January (actual) 20,000 June 60,000

February (actual) 24,000 July 40,000

March (actual) 28,000 August 36,000

April 35,000 September 32,000

May 45,000

The large buildup in sales before and during the month of June is due to Father's Day. Ending inventories are supposed to equal 90 percent of the next month's sales in units. The flashlights cost the company $7 each.

Purchases are paid for as follows: 50 percent in the month of purchase and the remaining 50 percent in the following month. All sales are on credit, with no discount, and payable within 15 days. The company has found, however, that only 25 percent of a month's sales are collected by month-end. An additional 50 percent is collected in the month following, and the remaining 25 percent is collected in the second month following. Bad debts have been negligible.

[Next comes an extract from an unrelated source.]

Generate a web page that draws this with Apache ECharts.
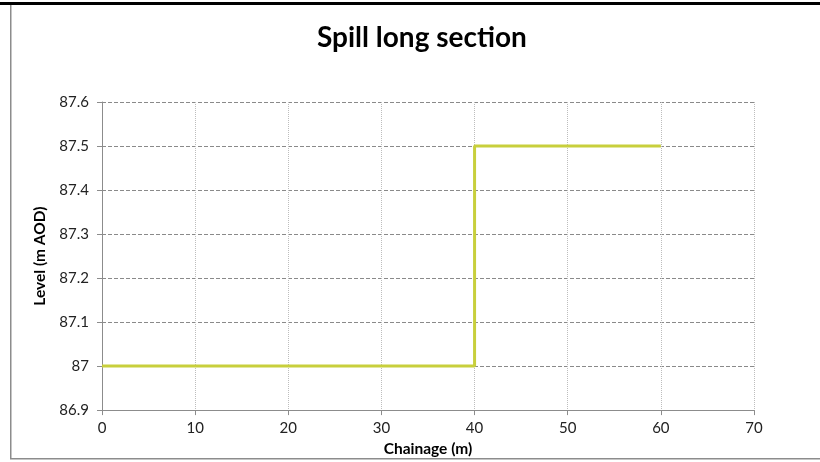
<!DOCTYPE html>
<html>
<head>
<meta charset="utf-8">
<script src="https://cdn.jsdelivr.net/npm/echarts@6/dist/echarts.min.js"></script>
<style>
  html, body { margin: 0; padding: 0; background: #ffffff; }
  #chart { width: 820px; height: 462px; }
</style>
</head>
<body>
<div id="chart"></div>
<script>
// Spill crest level along the chainage (step profile)
const chainage = [0, 40, 40, 60];
const level = [87.0, 87.0, 87.5, 87.5];

const xTicks = { min: 0, max: 70, interval: 10 };
const yTicks = { min: 86.9, max: 87.6, interval: 0.1 };

const FONT = 'Lato, "Open Sans", sans-serif';

const chart = echarts.init(document.getElementById('chart'), null, { renderer: 'canvas' });

chart.setOption({
  backgroundColor: '#ffffff',
  animation: false,
  title: {
    text: 'Spill long section',
    left: 312,
    top: 19,
    textStyle: { fontFamily: FONT, fontSize: 28, fontWeight: 'bold', color: '#000000' }
  },
  graphic: [
    { type: 'rect', shape: { x: 0, y: 2, width: 820, height: 3 }, style: { fill: '#000000' } },
    { type: 'rect', shape: { x: 10, y: 5, width: 1.5, height: 454 }, style: { fill: '#8c8c8c' } },
    { type: 'rect', shape: { x: 10, y: 458, width: 810, height: 1.5 }, style: { fill: '#8c8c8c' } }
  ],
  grid: { left: 102, right: 66, top: 102, bottom: 51, containLabel: false },
  xAxis: {
    type: 'value',
    min: xTicks.min, max: xTicks.max, interval: xTicks.interval,
    name: 'Chainage (m)',
    nameLocation: 'middle',
    nameGap: 27,
    nameTextStyle: { fontFamily: FONT, fontSize: 15.5, fontWeight: 'bold', color: '#000000' },
    axisLine: { show: true, onZero: false, lineStyle: { color: '#8c8c8c', width: 1 } },
    axisTick: { show: true, inside: false, length: 5, lineStyle: { color: '#8c8c8c' } },
    axisLabel: { fontFamily: FONT, fontSize: 15, color: '#222222', margin: 11 },
    splitLine: { show: true, lineStyle: { color: '#bdbdbd', type: [1, 1], width: 1 } }
  },
  yAxis: {
    type: 'value',
    min: yTicks.min, max: yTicks.max, interval: yTicks.interval,
    name: 'Level (m AOD)',
    nameLocation: 'middle',
    nameGap: 48,
    nameRotate: 90,
    nameTextStyle: { fontFamily: FONT, fontSize: 15.5, fontWeight: 'bold', color: '#000000' },
    axisLine: { show: true, onZero: false, lineStyle: { color: '#8c8c8c', width: 1 } },
    axisTick: { show: true, inside: false, length: 5, lineStyle: { color: '#8c8c8c' } },
    axisLabel: {
      fontFamily: FONT, fontSize: 15, color: '#222222', margin: 13,
      formatter: v => String(parseFloat(v.toFixed(1)))
    },
    splitLine: { show: true, lineStyle: { color: '#8a8a8a', type: [4, 2], width: 1 } }
  },
  series: [{
    type: 'line',
    data: chainage.map((c, i) => [c, level[i]]),
    showSymbol: false,
    symbol: 'none',
    lineStyle: { color: '#c8cf3c', width: 3 },
    z: 5
  }]
});
</script>
</body>
</html>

The company's monthly operating expenses are given below:

Variable:

Sales commissions $1 per flashlight

Fixed:

Wages and salaries $32,000

Utilities 15,000

Insurance expired 1,200

Depreciation 1,500

Miscellaneous 3,000

All operating expenses are paid during the month, in cash, with the exception of depreciation and insurance expired. New fixed assets will be purchased during May for $25,000 cash. The company declares dividends of $12,000 each quarter, payable in the first month of the following quarter. The company's balance sheet at March 31 is given on the next page.

Assets

Cash $ 14,000

Accounts receivable ($60,000 February sales; $210,000 March sales) 270,000

Inventory (31,500 units) 220,500

Unexpired insurance 14,400

Fixed assets, net of depreciation 172,700

Total Assets $691,600

Liabilities and Stockholders' Equity

Accounts payable, purchases $ 120,050

Dividends payable 12,000

Capital Stock, no par 300,000

Retained earnings 259,550

Total liabilities and stockholders' equity $691,600

The company can borrow money from its bank at 6 percent annual interest. All borrowing must be done at the beginning of a month, and repayments must be made at the end of a month. Repayments of principal must be in round $1,000 amounts. Borrowing (and payments of interest) can be in any amount.

Interest is computed and paid at the end of each quarter on all loans outstanding during the quarter. Round all interest payments to the nearest whole dollar. Compute interest on whole months (1/12, 2/12, and so forth). The company wishes to use any excess cash to pay loans off as rapidly as possible.

Required: Prepare a master budget for the three-month period ending June 30. Include the following detailed budgets:

1. a. A sales budget by month and in total.

b. A schedule of expected cash collections from sales and accounts receivable, by month and for the entire quarter.

c. An inventory purchases budget in units and in dollars. Show the budget by month and in total.

d. A schedule of budgeted cash disbursements for purchases of inventory, by month and in total for the quarter.

2. A cash budget. Show the budget by month and in total.

3. A budgeted income statement for the three-month period ending June 30.

4. A budgeted balance sheet as of June 30.